Steve McQueen

Steve McQueen
Steve McQueen
Steve McQueen
Steve McQueen

By Lucie M. Winborne, ReMIND Magazine

The ruggedly handsome, devil-may-care-cool Terrence Steven McQueen was born in Beech Grove, Ind., on March 24, 1930. The actor was as well-known for his passion for motorcycles and racecars (he once commented that he wasn’t sure “whether I’m an actor who races or a racer who acts”) as he was for his ’60s and ’70s action films such as Bullitt and The Getaway.
Beneath the tough-guy exterior, though, was a man scarred early by parental abandonment. His father, William, left when Steve was just a few months old, and his mother, Julian, had little maternal instinct and left her son in the care of his great-granduncle on a Missouri farm. Reunited with her at around age 12, following her remarriage, Steve’s involvement with street gangs and arrest for stealing hubcaps prompted Julian to send him to reform school.

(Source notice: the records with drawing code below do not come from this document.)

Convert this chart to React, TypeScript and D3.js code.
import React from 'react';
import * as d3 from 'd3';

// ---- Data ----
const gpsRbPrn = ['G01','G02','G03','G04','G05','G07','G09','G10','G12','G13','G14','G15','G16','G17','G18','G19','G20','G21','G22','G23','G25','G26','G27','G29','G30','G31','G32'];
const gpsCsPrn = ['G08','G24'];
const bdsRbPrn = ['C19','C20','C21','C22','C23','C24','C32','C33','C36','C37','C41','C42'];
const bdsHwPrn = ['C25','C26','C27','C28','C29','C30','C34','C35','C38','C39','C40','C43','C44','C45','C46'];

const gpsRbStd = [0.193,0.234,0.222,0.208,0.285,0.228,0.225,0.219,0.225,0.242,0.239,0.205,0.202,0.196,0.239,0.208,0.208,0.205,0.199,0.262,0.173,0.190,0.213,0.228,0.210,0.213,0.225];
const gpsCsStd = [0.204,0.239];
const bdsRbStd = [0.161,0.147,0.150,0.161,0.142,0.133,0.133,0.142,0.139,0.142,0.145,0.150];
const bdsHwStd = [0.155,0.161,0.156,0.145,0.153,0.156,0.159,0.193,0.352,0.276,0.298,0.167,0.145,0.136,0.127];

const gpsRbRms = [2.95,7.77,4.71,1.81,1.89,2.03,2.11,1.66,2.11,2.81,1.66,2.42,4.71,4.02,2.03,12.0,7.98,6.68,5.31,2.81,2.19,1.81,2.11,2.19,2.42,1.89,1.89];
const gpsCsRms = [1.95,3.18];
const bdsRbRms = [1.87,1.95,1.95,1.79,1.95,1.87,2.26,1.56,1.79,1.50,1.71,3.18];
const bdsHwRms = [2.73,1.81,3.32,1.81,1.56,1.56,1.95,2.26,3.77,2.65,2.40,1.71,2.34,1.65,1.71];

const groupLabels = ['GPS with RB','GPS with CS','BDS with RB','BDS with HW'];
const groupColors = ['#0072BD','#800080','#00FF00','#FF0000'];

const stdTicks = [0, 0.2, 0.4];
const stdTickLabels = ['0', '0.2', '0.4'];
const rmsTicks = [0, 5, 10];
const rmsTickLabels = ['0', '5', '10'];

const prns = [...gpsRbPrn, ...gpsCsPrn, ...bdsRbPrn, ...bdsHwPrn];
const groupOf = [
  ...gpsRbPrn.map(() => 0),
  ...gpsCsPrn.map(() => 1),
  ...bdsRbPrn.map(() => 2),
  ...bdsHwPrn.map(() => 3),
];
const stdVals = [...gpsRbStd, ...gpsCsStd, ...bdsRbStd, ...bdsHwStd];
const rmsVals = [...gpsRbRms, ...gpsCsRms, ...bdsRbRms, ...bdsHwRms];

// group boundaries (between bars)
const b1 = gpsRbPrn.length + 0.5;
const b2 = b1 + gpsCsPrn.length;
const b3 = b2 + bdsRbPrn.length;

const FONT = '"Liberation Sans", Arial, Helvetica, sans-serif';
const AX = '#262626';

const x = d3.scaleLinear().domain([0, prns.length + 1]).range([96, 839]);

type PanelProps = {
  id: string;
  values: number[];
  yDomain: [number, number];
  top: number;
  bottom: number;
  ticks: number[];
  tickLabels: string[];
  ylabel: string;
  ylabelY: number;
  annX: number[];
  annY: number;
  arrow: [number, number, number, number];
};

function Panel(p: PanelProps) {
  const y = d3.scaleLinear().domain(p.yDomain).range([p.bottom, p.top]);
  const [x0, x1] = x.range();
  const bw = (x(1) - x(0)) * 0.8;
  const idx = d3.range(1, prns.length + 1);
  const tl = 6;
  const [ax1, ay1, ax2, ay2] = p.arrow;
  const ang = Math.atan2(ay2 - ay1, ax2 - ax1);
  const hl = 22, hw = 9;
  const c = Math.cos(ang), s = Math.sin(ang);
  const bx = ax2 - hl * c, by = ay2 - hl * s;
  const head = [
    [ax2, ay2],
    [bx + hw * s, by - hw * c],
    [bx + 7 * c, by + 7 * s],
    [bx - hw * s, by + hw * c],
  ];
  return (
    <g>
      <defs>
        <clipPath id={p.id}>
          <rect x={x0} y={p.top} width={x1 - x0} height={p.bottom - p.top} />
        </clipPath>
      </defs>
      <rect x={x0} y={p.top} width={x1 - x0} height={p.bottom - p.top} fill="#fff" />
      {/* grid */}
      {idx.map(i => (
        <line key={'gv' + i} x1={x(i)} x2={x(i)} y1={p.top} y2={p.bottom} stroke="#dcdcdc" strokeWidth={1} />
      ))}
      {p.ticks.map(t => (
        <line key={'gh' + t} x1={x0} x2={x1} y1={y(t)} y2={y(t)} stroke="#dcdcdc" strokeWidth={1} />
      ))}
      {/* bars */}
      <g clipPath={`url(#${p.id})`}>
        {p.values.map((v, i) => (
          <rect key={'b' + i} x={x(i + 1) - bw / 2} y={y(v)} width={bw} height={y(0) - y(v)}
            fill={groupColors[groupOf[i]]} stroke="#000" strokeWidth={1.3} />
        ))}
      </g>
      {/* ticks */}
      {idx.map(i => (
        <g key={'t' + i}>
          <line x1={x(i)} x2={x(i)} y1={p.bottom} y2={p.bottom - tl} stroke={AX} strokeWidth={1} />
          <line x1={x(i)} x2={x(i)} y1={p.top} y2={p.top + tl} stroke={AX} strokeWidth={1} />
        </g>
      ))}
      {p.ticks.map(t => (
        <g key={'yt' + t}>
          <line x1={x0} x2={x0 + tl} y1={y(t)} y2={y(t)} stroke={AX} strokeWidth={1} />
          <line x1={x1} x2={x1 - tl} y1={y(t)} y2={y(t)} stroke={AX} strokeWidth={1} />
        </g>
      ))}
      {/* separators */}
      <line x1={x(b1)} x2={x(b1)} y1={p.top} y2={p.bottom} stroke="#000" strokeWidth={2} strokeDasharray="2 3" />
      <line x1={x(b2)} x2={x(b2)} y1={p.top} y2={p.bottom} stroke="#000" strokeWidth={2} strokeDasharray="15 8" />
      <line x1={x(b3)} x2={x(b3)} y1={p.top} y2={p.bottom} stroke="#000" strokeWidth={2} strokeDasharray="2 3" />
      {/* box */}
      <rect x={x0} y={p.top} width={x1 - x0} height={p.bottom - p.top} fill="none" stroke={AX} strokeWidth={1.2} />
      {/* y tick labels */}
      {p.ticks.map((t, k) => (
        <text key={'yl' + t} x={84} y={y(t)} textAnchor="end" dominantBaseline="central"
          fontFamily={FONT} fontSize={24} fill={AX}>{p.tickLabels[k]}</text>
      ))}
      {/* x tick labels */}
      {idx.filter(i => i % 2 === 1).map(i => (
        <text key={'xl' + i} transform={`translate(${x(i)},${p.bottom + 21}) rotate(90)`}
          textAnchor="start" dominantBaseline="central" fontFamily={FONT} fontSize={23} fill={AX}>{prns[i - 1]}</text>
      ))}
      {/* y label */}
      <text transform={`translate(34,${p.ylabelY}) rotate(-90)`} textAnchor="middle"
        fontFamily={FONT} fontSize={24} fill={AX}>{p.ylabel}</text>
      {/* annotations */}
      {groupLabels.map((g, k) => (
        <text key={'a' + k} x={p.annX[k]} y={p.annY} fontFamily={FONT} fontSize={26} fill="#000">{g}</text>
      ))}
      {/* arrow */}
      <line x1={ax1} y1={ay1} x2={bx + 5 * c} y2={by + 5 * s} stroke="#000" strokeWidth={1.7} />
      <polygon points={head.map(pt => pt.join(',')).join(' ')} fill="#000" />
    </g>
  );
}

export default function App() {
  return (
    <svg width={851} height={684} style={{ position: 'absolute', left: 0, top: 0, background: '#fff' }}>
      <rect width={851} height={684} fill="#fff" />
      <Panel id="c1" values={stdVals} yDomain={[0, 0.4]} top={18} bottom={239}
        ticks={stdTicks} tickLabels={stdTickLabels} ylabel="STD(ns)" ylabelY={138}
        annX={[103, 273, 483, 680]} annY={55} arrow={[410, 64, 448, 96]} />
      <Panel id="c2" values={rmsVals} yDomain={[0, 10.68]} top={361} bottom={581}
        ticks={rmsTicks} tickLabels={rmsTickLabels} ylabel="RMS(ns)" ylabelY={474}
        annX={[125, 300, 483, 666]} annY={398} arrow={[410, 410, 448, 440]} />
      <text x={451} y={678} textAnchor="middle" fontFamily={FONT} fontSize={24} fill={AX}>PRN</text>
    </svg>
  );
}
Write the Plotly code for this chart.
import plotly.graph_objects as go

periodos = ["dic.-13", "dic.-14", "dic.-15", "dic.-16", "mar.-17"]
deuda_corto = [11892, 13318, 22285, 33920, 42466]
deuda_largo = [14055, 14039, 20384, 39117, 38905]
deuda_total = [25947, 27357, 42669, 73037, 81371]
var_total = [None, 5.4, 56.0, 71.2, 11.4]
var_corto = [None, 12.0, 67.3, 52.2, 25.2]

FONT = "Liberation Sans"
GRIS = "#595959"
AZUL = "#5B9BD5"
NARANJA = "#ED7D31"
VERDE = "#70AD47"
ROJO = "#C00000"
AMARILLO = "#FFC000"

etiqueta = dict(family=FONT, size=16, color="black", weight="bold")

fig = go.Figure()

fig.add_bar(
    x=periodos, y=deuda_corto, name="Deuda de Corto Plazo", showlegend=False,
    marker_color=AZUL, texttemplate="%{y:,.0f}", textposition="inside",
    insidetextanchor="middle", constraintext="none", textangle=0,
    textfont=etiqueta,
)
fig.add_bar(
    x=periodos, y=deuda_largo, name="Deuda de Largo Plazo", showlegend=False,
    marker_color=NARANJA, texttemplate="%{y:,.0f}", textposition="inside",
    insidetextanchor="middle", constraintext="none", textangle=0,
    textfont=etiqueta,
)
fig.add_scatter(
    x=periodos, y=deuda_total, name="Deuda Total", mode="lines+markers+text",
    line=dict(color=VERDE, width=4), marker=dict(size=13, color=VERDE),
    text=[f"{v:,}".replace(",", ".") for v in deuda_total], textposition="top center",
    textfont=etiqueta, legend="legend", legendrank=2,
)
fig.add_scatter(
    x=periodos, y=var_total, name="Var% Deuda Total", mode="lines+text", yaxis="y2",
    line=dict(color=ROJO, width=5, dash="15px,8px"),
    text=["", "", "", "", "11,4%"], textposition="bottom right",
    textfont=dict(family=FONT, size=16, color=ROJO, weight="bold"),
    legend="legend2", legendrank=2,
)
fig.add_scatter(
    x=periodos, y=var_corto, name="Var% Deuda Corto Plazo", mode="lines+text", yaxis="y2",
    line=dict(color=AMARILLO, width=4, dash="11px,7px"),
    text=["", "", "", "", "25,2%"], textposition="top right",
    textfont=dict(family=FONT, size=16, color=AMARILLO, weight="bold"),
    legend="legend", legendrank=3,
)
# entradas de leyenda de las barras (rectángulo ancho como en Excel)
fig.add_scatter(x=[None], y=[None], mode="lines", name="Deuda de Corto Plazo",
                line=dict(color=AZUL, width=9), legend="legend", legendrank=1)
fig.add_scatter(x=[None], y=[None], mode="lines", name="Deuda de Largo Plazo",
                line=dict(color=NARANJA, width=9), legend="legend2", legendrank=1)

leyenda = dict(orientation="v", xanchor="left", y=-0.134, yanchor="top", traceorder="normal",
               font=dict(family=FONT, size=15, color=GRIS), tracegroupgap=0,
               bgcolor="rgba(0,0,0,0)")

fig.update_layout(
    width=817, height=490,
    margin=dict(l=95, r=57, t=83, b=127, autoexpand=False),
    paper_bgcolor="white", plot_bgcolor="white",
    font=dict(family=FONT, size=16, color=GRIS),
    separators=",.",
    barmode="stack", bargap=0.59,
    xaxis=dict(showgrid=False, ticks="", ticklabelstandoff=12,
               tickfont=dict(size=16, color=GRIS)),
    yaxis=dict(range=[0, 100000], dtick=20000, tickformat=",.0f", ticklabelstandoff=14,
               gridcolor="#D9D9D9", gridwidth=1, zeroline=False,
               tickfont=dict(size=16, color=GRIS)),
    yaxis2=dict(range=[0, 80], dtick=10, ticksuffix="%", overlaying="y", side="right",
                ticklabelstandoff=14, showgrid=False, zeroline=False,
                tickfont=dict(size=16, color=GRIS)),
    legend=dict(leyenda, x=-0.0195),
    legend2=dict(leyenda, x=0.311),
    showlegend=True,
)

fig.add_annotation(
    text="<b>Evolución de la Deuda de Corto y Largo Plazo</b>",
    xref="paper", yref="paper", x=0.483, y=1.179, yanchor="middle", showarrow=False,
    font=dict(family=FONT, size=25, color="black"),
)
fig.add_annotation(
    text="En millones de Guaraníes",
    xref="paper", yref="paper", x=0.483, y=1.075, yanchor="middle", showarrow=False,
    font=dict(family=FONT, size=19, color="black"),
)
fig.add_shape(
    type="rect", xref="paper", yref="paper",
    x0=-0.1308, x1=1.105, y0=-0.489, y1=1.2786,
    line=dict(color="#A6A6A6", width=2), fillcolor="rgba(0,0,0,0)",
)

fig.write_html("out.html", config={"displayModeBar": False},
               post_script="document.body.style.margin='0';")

Once he left school, McQueen embarked on a series of short-term jobs, ranging from merchant mariner to carnival worker, before enlisting in the Marines, where he was “busted back down to private about seven times.” Discharged in 1950, the young man drifted until an actress girlfriend helped set him on the path to his true calling.

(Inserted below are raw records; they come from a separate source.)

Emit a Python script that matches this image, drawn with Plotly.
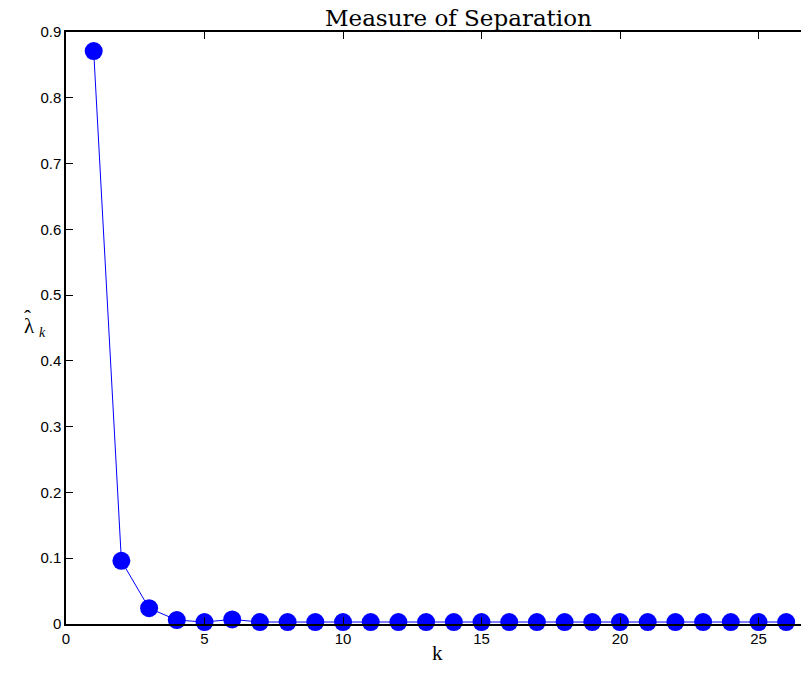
import plotly.graph_objects as go

k_values = list(range(1, 27))
lambda_hat = [0.871, 0.096, 0.024, 0.006, 0.003, 0.007, 0.003, 0.003, 0.003, 0.003,
              0.003, 0.003, 0.003, 0.003, 0.003, 0.003, 0.003, 0.003, 0.003, 0.003,
              0.003, 0.003, 0.003, 0.003, 0.003, 0.003]
x_ticks = [0, 5, 10, 15, 20, 25]
y_ticks = [0, 0.1, 0.2, 0.3, 0.4, 0.5, 0.6, 0.7, 0.8, 0.9]
y_tick_text = ["0", "0.1", "0.2", "0.3", "0.4", "0.5", "0.6", "0.7", "0.8", "0.9"]

# page body has an 8px margin; figure is offset by it
OFF = 8
W, H = 809, 659
L, R, T, B = 66 - OFF, 0, 32 - OFF, H - (624 - OFF)
pw, ph = W - L - R, H - T - B
px_per_k = (204.5 - 66) / 5.0
x_max = pw / px_per_k

def px(xp):
    return (xp - OFF - L) / pw

def py(yp):
    return (H - B - (yp - OFF)) / ph

fig = go.Figure()
fig.add_trace(go.Scatter(
    x=k_values, y=lambda_hat, mode="lines+markers",
    line=dict(color="#0000ff", width=1),
    marker=dict(color="#0000ff", size=18),
    cliponaxis=False, showlegend=False,
))

serif = "Liberation Serif, DejaVu Serif, serif"
fig.update_layout(
    width=W, height=H,
    margin=dict(l=L, r=R, t=T, b=B, autoexpand=False),
    plot_bgcolor="white", paper_bgcolor="white",
    font=dict(family="Liberation Sans, Arial, sans-serif", size=14, color="black"),
    xaxis=dict(range=[0, x_max], tickvals=x_ticks, ticks="inside", ticklen=7, tickcolor="black",
               showline=True, linecolor="black", linewidth=1.5, mirror="ticks", automargin=False,
               showgrid=False, zeroline=False, tickfont=dict(size=15)),
    yaxis=dict(range=[0, 0.9], tickvals=y_ticks, ticktext=y_tick_text, ticks="inside", ticklen=7,
               tickcolor="black", showline=True, linecolor="black", linewidth=1.5, mirror=False,
               automargin=False, showgrid=False, zeroline=False, tickfont=dict(size=15)),
    annotations=[
        dict(text="Measure of Separation", xref="paper", yref="paper", x=px(458), y=py(18),
             xanchor="center", yanchor="middle", showarrow=False,
             font=dict(family="DejaVu Serif, serif", size=23)),
        dict(text="k", xref="paper", yref="paper", x=px(437), y=py(667), xanchor="center",
             yanchor="bottom", showarrow=False, font=dict(family=serif, size=21)),
        dict(text="λ", xref="paper", yref="paper", x=px(29), y=py(326),
             xanchor="center", yanchor="middle", showarrow=False,
             font=dict(family=serif, size=21)),
        dict(text="ˆ", xref="paper", yref="paper", x=px(27), y=py(318),
             xanchor="center", yanchor="middle", showarrow=False,
             font=dict(family=serif, size=21)),
        dict(text="<i>k</i>", xref="paper", yref="paper", x=px(42), y=py(332),
             xanchor="center", yanchor="middle", showarrow=False,
             font=dict(family=serif, size=14)),
    ],
)

fig.write_html("out.html")
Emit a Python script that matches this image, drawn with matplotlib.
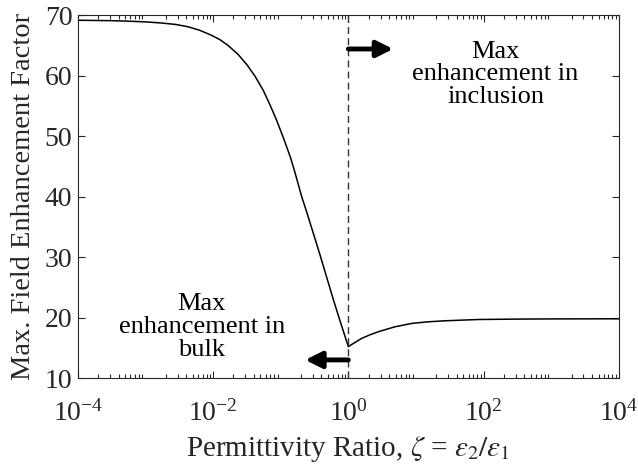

Granted, his start was hardly auspicious — a one-line bit part cut after only four shows — but by 1955 McQueen had been accepted to the Actors Studio to study with the legendary Lee Strasberg. His big break came as Steve Andrews in the sci-fi cult favorite The Blob, and further fame followed with the role of bounty hunter Josh Randall in the TV Western Wanted: Dead or Alive. Afterward came box office hits The Cincinnati Kid, military drama The Sand Pebbles (for which he received his only Academy Award nomination) and The Thomas Crown Affair, but one of his most memorable performances was at the wheel of a ’68 Mustang in Bullitt, tearing through San Francisco after a pair of hitmen, in a scene still regarded by many as the greatest car chase in cinema history.
Offscreen, McQueen’s romantic life was equally tempestuous. His first marriage, to actress/dancer Neile Adams, ended in divorce, and his second, to Ali MacGraw in 1973, also combusted from Steve’s drinking, drug use and adultery. McQueen won high praise for prison drama Papillon, and played heroic fire chief Michael O’Hallorhan in 1974’s The Towering Inferno, but five years later long-term health issues came to a head with a diagnosis of terminal mesothelioma. Shortly afterward he married for the final time, to much-younger model Barbara Minty, but since his illness was so advanced, he spent his last months pursuing alternative treatments in Mexico — a fighter, on his own terms, to the end.